Les nouveaux dirigeants tunisiens, confrontés aux pillages et aux violences, tentaient samedi de reprendre le contrôle de la situation en Tunisie au bord du chaos après la fuite de l'ancien président Zine El Abidine Ben Ali en Arabie saoudite.

Dans Tunis et sa banlieue, où plusieurs quartiers avaient été soumis vendredi soir à la loi des pilleurs, souvent identifiés par plusieurs témoins comme étant des partisans et des policiers du régime de M. Ben Ali, des habitants tentaient samedi de s'organiser en comités de défense.

Le principal syndicat du pays, l'Union générale des travailleurs tunisiens (UGTT) a appelé samedi soir sur la télévision nationale à la formation de comités de vigiles «pour que les gens puissent se défendre eux-mêmes».

Imed Trabelsi, neveu de l'épouse de l'ex-président, a succombé vendredi à l'hôpital militaire de Tunis après avoir été poignardé, a indiqué samedi à l'AFP un membre du personnel de l'établissement, sans préciser les circonstances dans lesquelles il avait été blessé.

Juste après l'entrée en vigueur du couvre-feu, le centre de Tunis était totalement désert. Seule la police était visible.

Par ailleurs, un manque de vivres commence à se faire sentir à Tunis. De nombreux citoyens ont appelé l'armée à organiser la réouverture de boulangeries et d'épiceries, les restrictions à la circulation et le pillage de nombreux dépôts ayant désorganisé les circuits de distribution.

Sur le front politique, le Conseil constitutionnel a proclamé samedi «la vacance définitive du pouvoir» et la nomination de Foued Mebazaa, président du Parlement, au poste de président de la République par intérim. Ce dernier a ensuite prêté serment.

Ce nouveau retournement de situation, fondé sur l'article 57 de la Constitution, est intervenu à la demande de Mohammed Ghannouchi, Premier ministre sortant, nommé vendredi président par intérim après la fuite de M. Ben Ali et qui ne sera resté que 24 heures à ce poste.

L'article 57 prévoit des élections présidentielle et législatives dans un délai de 60 jours.

M. Mebazaa a affirmé que «tous les Tunisiens sans exception et sans exclusion» seraient associés au processus politique et a promis de consacrer le pluralisme et la démocratie.

Il a également annoncé que M. Ghannouchi était toujours chargé de former un nouveau gouvernement, ajoutant que «l'intérêt supérieur du pays nécessite un gouvernement d'union nationale».

M. Ghannouchi a commencé dans l'après-midi à sonder les partis et les représentants de la société civile sur les réformes politiques visant à rompre avec le système de M. Ben Ali.
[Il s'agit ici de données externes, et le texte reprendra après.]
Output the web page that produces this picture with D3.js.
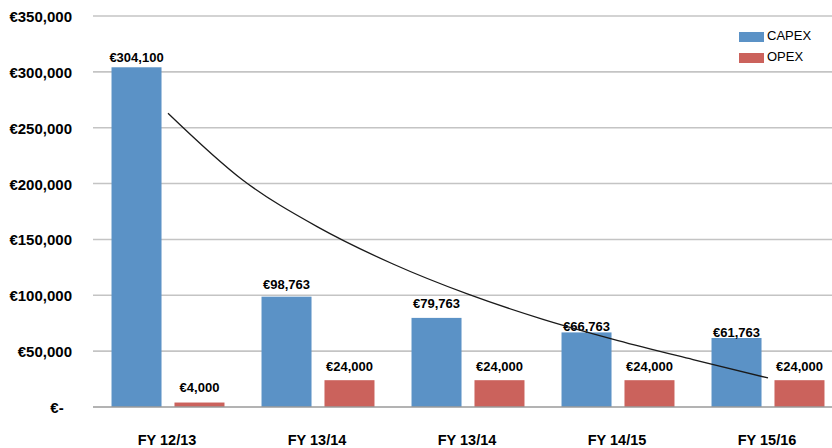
<!DOCTYPE html>
<html>
<head>
<meta charset="utf-8">
<script src="https://cdn.jsdelivr.net/npm/d3@7"></script>
<style>
  html, body { margin: 0; padding: 0; background: #fff; }
  svg { display: block; }
  text { font-family: "Liberation Sans", Arial, sans-serif; fill: #000; }
</style>
</head>
<body>
<svg id="chart" width="832" height="448"></svg>
<script>
// ---- data ----
const categories = ["FY 12/13", "FY 13/14", "FY 13/14", "FY 14/15", "FY 15/16"];
const seriesNames = ["CAPEX", "OPEX"];
const capex = [304100, 98763, 79763, 66763, 61763];
const opex = [4000, 24000, 24000, 24000, 24000];
const yTicks = [0, 50000, 100000, 150000, 200000, 250000, 300000, 350000];
// trendline read off the picture: position in category units (1 = first category) and value
const trendPos = [1, 1.5, 2, 2.5, 3, 3.5, 4, 4.5, 5];
const trendVal = [263000, 203000, 161000, 128000, 101000, 78500, 59500, 42500, 26000];

// ---- layout / style ----
const colors = { CAPEX: "#5b92c6", OPEX: "#cb625c" };
const plotLeft = 93, plotRight = 843, plotTop = 16, plotBottom = 407;
const labelGap = { CAPEX: [5, 8, 9.5, 1, 1], OPEX: [10.5, 9.5, 9.5, 9.5, 9.5] };

const svg = d3.select("#chart");

const y = d3.scaleLinear().domain([0, 350000]).range([plotBottom, plotTop]);
const x0 = d3.scaleBand().domain(d3.range(categories.length)).range([plotLeft, plotRight]).padding(0);
const x1 = d3.scaleBand().domain(seriesNames).range([0, x0.bandwidth()])
  .paddingInner(0.206).paddingOuter(0.294);
const xt = d3.scaleLinear().domain([0.5, categories.length + 0.5]).range([plotLeft, plotRight]);

// gridlines
svg.append("g").selectAll("line").data(yTicks.filter(d => d > 0)).join("line")
  .attr("x1", plotLeft).attr("x2", 832)
  .attr("y1", d => y(d)).attr("y2", d => y(d))
  .attr("stroke", "#c4c4c4").attr("stroke-width", 1.6);

// y-axis labels
const fmt = d => d === 0 ? "€-\u00a0\u00a0" : "€" + d3.format(",")(d);
svg.append("g").selectAll("text").data(yTicks).join("text")
  .attr("x", 72).attr("y", d => y(d) + 2)
  .attr("text-anchor", "end").attr("dominant-baseline", "middle")
  .style("font-size", "15px").style("font-weight", "bold")
  .text(fmt);

// bars
const rows = categories.map((c, i) => ({ i, CAPEX: capex[i], OPEX: opex[i] }));
const groups = svg.append("g").selectAll("g").data(rows).join("g")
  .attr("transform", d => `translate(${x0(d.i)},0)`);

groups.selectAll("rect").data(d => seriesNames.map(s => ({ s, v: d[s], i: d.i }))).join("rect")
  .attr("x", d => x1(d.s)).attr("width", x1.bandwidth())
  .attr("y", d => y(d.v)).attr("height", d => y(0) - y(d.v))
  .attr("fill", d => colors[d.s]);

// value labels
groups.selectAll("text").data(d => seriesNames.map(s => ({ s, v: d[s], i: d.i }))).join("text")
  .attr("x", d => x1(d.s) + x1.bandwidth() / 2)
  .attr("y", d => y(d.v) - labelGap[d.s][d.i])
  .attr("text-anchor", "middle")
  .style("font-size", "13px").style("font-weight", "bold")
  .text(d => "€" + d3.format(",")(d.v));

// zero axis line
svg.append("line").attr("x1", plotLeft).attr("x2", 832)
  .attr("y1", y(0)).attr("y2", y(0))
  .attr("stroke", "#9a9a9a").attr("stroke-width", 1.5);

// x labels
svg.append("g").selectAll("text").data(categories).join("text")
  .attr("x", (d, i) => x0(i) + x0.bandwidth() / 2 - 1)
  .attr("y", 445)
  .attr("text-anchor", "middle")
  .style("font-size", "14.5px").style("font-weight", "bold")
  .text(d => d);

// trendline
const line = d3.line().x(d => xt(d[0])).y(d => y(d[1])).curve(d3.curveMonotoneX);
svg.append("path").datum(trendPos.map((p, i) => [p, trendVal[i]]))
  .attr("d", line).attr("fill", "none").attr("stroke", "#1a1a1a").attr("stroke-width", 1.3);

// legend
const legend = svg.append("g").attr("transform", "translate(739,32)");
seriesNames.forEach((s, i) => {
  const g = legend.append("g").attr("transform", `translate(0,${i * 21})`);
  g.append("rect").attr("width", 25).attr("height", 10).attr("fill", colors[s]);
  g.append("text").attr("x", 28).attr("y", 5).attr("dominant-baseline", "middle")
    .style("font-size", "13px").text(s);
});
</script>
</body>
</html>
Un large éventail de personnalités ont défilé au Palais du gouvernement, a déclaré à l'AFP Mustapha Ben Jaffar, chef du Forum démocratique pour le travail et les libertés.

À Londres où il vit en exil, le chef du parti islamiste tunisien Ennhadha, Rached Ghannouchi, a déclaré préparer son retour au pays et être favorable à la formation d'un gouvernement d'union nationale. «L'intifada tunisienne a réussi à faire tomber la dictature», a-t-il déclaré à l'AFP.
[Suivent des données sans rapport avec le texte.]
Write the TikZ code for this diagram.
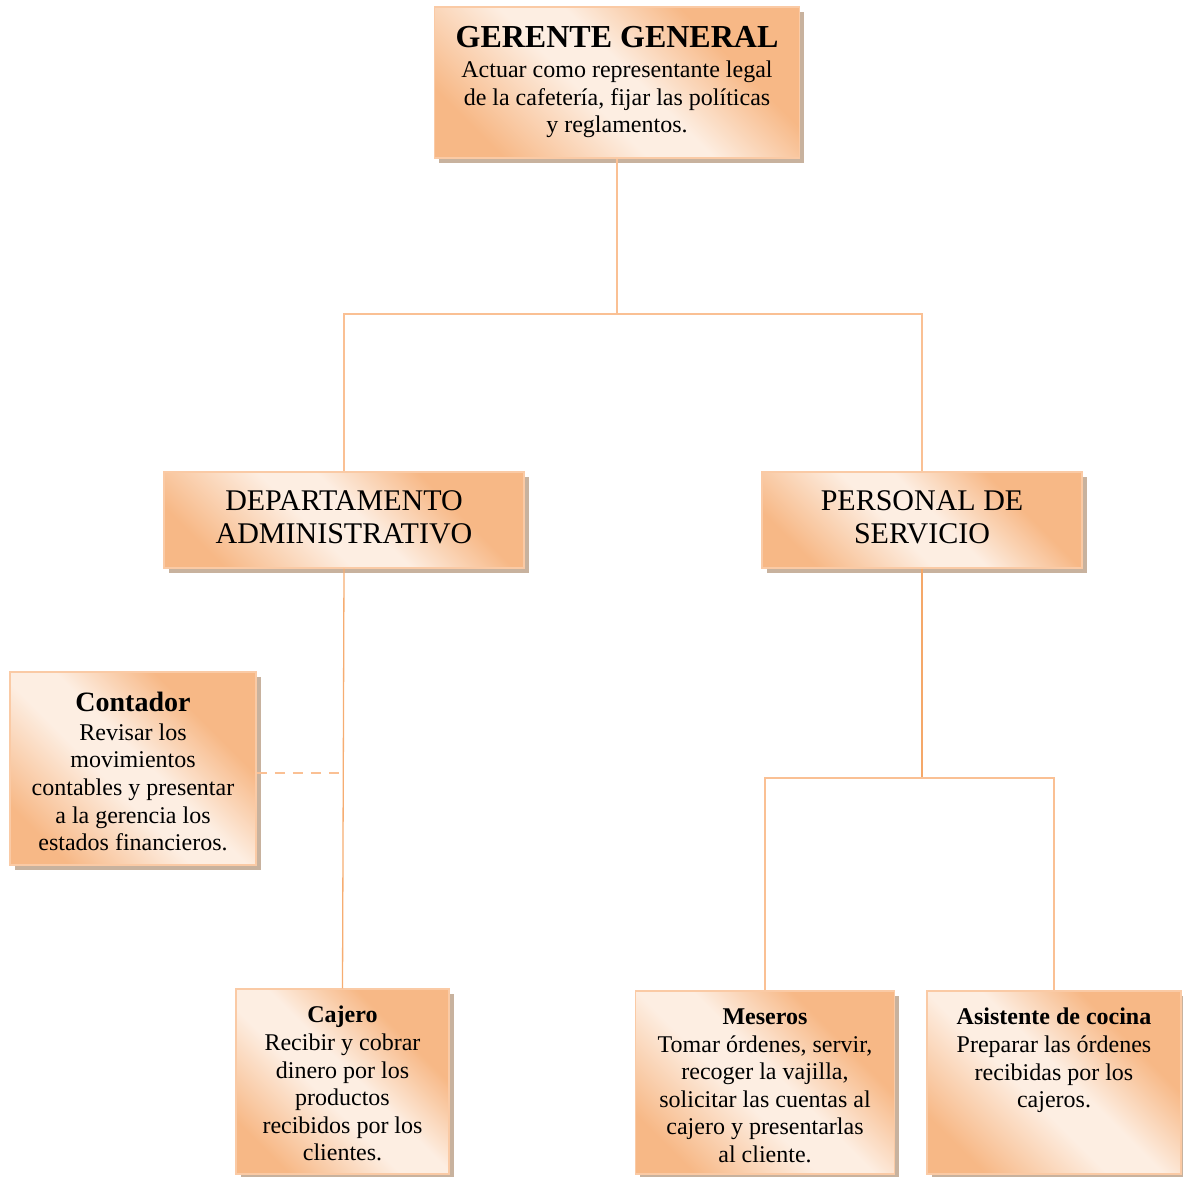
\documentclass[tikz,border=0pt]{standalone}
\usepackage{fontspec}
\setmainfont{Liberation Serif}
\usetikzlibrary{shadows}

\definecolor{boxorange}{RGB}{247,184,134}
\definecolor{boxlight}{RGB}{253,238,226}
\definecolor{boxedge}{RGB}{250,202,165}
\definecolor{shadowtan}{RGB}{200,178,158}
\definecolor{linkorange}{RGB}{250,192,148}
\definecolor{linkdark}{RGB}{245,168,105}

% diagonal peach fill: orange corners, soft light band across the middle
\pgfdeclareverticalshading{peachfill}{100bp}{%
  color(0bp)=(boxorange); color(24bp)=(boxorange); color(44bp)=(boxlight);
  color(53bp)=(boxlight); color(69bp)=(boxorange); color(100bp)=(boxorange)}

\newcommand{\bodyfont}{\fontsize{24}{27.6}\selectfont}
\newcommand{\headfont}[1]{\fontsize{#1}{#1}\selectfont\bfseries}

\tikzset{
  orgbox/.style={draw=boxedge, line width=1.5pt, inner sep=0pt,
    shading=peachfill, shading angle=-45,
    drop shadow={shadow xshift=4.5pt, shadow yshift=-4.5pt, fill=shadowtan, opacity=1}},
  boxtext/.style={anchor=north, inner sep=0pt, align=center, font=\bodyfont},
  link/.style={draw=linkorange, line width=2pt},
  thinlink/.style={draw=linkdark!80!linkorange, line width=1.3pt},
  darklink/.style={draw=linkdark, line width=2pt},
  sidelink/.style={draw=linkorange, line width=2pt, dash pattern=on 10pt off 8pt}
}

\begin{document}
\begin{tikzpicture}[x=1pt, y=-1pt]
\useasboundingbox (0,0) rectangle (1183,1176);

% boxes
\node[orgbox, minimum width=365pt, minimum height=151pt] (gg) at (617,82.5) {};
\node[orgbox, minimum width=360pt, minimum height=96pt]  (dp) at (344,520) {};
\node[orgbox, minimum width=320pt, minimum height=96pt]  (ps) at (922,520) {};
\node[orgbox, minimum width=246pt, minimum height=193pt] (ct) at (133,768.5) {};
\node[orgbox, minimum width=213pt, minimum height=185pt] (cj) at (342.5,1081.5) {};
\node[orgbox, minimum width=259pt, minimum height=183pt] (ms) at (765,1082.5) {};
\node[orgbox, minimum width=254pt, minimum height=183pt] (as) at (1054,1082.5) {};

% texts
\node[boxtext] (ggt) at (617,26.5) {{\headfont{32}GERENTE GENERAL}\\[2pt]
  Actuar como representante legal\\ de la cafetería, fijar las políticas\\ y reglamentos.};
\node[boxtext, font=\fontsize{30}{33}\selectfont] (dpt) at (344,490) {DEPARTAMENTO\\ ADMINISTRATIVO};
\node[boxtext, font=\fontsize{30}{33}\selectfont] (pst) at (922,490) {PERSONAL DE\\ SERVICIO};
\node[boxtext] (ctt) at (133,692) {{\headfont{28}Contador}\\[1pt]
  Revisar los\\ movimientos\\ contables y presentar\\ a la gerencia los\\ estados financieros.};
\node[boxtext] (cjt) at (342.5,1006) {{\headfont{24}Cajero}\\
  Recibir y cobrar\\ dinero por los\\ productos\\ recibidos por los\\ clientes.};
\node[boxtext] (mst) at (765,1008.5) {{\headfont{24}Meseros}\\
  Tomar órdenes, servir,\\ recoger la vajilla,\\ solicitar las cuentas al\\ cajero y presentarlas\\ al cliente.};
\node[boxtext] (ast) at (1054,1008) {{\headfont{24}Asistente de cocina}\\
  Preparar las órdenes\\ recibidas por los\\ cajeros.};

% connectors
\coordinate (top) at (617,314);
\coordinate (low) at (922,778);
\coordinate (dj) at (341,773);

\draw[link] (gg.south) -- (gg.south |- top);
\draw[link] (dp.north) |- (ps.north |- top) -- (ps.north);
\draw[thinlink] (dp.south) -- (cj.north);
\draw[darklink] (ps.south) -- (ps.south |- low);
\draw[link] (ms.north) |- (as.north |- low) -- (as.north);
\draw[sidelink] (ct.east |- dj) -- (dj);
\end{tikzpicture}
\end{document}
Sur le terrain, les Tunisois ont découvert dans les premières heures de la journée un spectacle de désolation: voitures volées abandonnées dans les rues, boutiques et résidences de luxe incendiées, propriétés de la famille de Ben Ali et de son épouse Leïla particulièrement ciblées, destruction de portraits de l'ex-président.

Et le réflexe de peur, hérité de 23 années de suppression des libertés, paralyse encore de nombreux Tunisiens pour témoigner à visage découvert devant la presse.
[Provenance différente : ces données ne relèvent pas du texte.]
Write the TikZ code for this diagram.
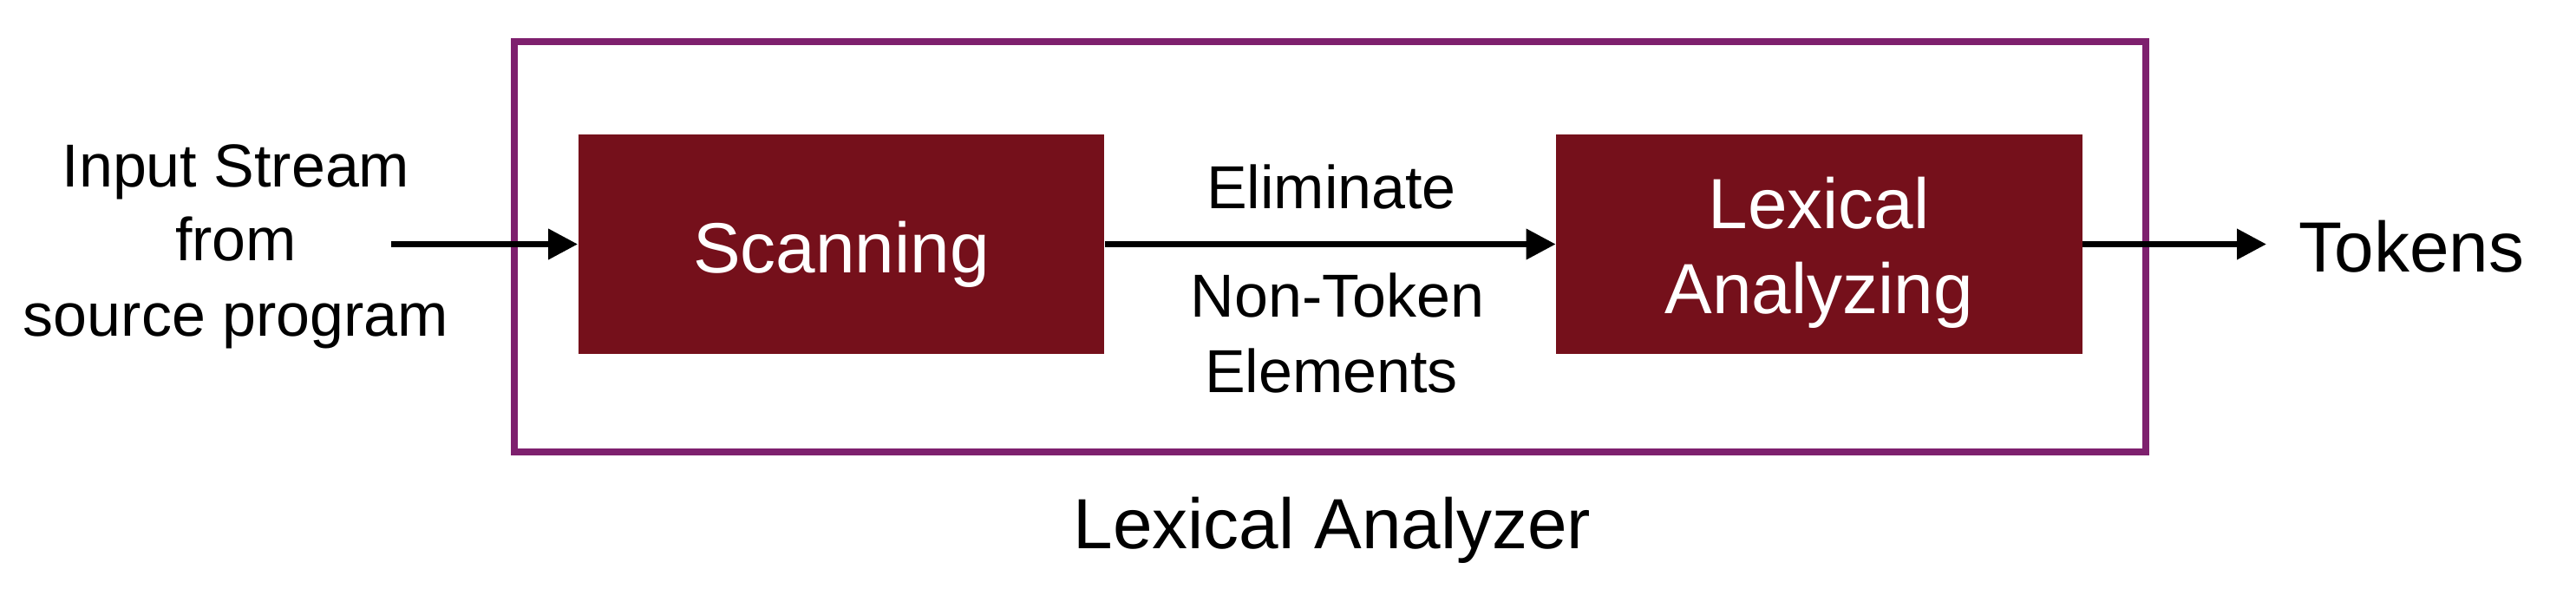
\documentclass[tikz,border=0pt]{standalone}
\usepackage{fontspec}
\setmainfont{Liberation Sans}
\usetikzlibrary{arrows.meta}
\definecolor{boxred}{RGB}{117,16,27}
\definecolor{framepurple}{RGB}{126,32,110}
\tikzset{
  procbox/.style={rectangle, fill=boxred, draw=none, inner sep=0pt,
    minimum width=6.06cm, minimum height=2.53cm},
  frame/.style={draw=framepurple, line width=0.08cm},
  flow/.style={draw=black, line width=0.07cm,
    -{Triangle[length=0.34cm,width=0.34cm]}},
  small/.style={inner sep=0pt, anchor=base, font=\fontsize{19.9}{24}\selectfont},
  big/.style={inner sep=0pt, anchor=base, font=\fontsize{23.3}{28}\selectfont},
  boxtext/.style={big, text=white}
}
\begin{document}
\begin{tikzpicture}[x=0.01cm, y=-0.01cm]
\useasboundingbox (0,0) rectangle (2970,678);
% outer frame
\node[frame, rectangle, inner sep=0pt, minimum width=18.79cm, minimum height=4.73cm] (outer) at (1533.5,284.5) {};
% process boxes
\node[procbox] (scan) at (970,281.5) {};
\node[procbox] (lex) at (2097.5,281.5) {};
\node[boxtext] (scantxt) at (970,314) {Scanning};
\node[boxtext] (lextxtA) at (2097,263) {Lexical};
\node[boxtext] (lextxtB) at (2097,361) {Analyzing};
% input text
\node[small] (inA) at (272,215) {Input Stream};
\node[small] (inB) at (272,300) {from};
\node[small] (inC) at (272,387) {source program};
% middle labels
\node[small] (elimA) at (1535,240) {Eliminate};
\node[small] (elimB) at (1542,365) {Non-Token};
\node[small] (elimC) at (1535,452) {Elements};
% output
\node[big, anchor=base west] (tok) at (2650,313) {Tokens};
% caption
\node[big] (cap) at (1536,632) {Lexical Analyzer};
% connectors
\coordinate (inStart) at (451,281.5);
\coordinate (outEnd) at (2613,281.5);
\draw[flow] (inStart) -- (scan.west);
\draw[flow] (scan.east) -- (lex.west);
\draw[flow] (lex.east) -- (outEnd);
\end{tikzpicture}
\end{document}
M. Ben Ali, 74 ans, s'est enfui vendredi après un mois de manifestations sans précédent contre son régime qui ont fait des dizaines de morts, tombés sous les balles des forces de l'ordre.

Les proches de l'ex-président présents en France n'ont «pas vocation à rester» sur le sol français et vont «le quitter», a déclaré à la radio France Info le porte-parole du gouvernement français, François Baroin.

Des proches de M. Ben Ali, dont sa fille Nesrine, séjournent en France depuis jeudi.

La ministre française des Affaires étrangères, Michèle Alliot-Marie, s'est prononcée pour l'organisation en Tunisie d'«élections libres dans les meilleurs délais», dans un entretien au Journal du Dimanche.

Seul parmi les responsables arabes, le dirigeant libyen Mouammar Kadhafi a apporté un soutien appuyé au président déchu, estimant qu'il était «toujours le président légal de la Tunisie».

Dans un discours à l'adresse du peuple tunisien diffusé par les médias d'État libyens, le colonel Kadhafi a déclaré: «Vous avez subi une grande perte», «Il n'y a pas mieux que Zine pour gouverner la Tunisie».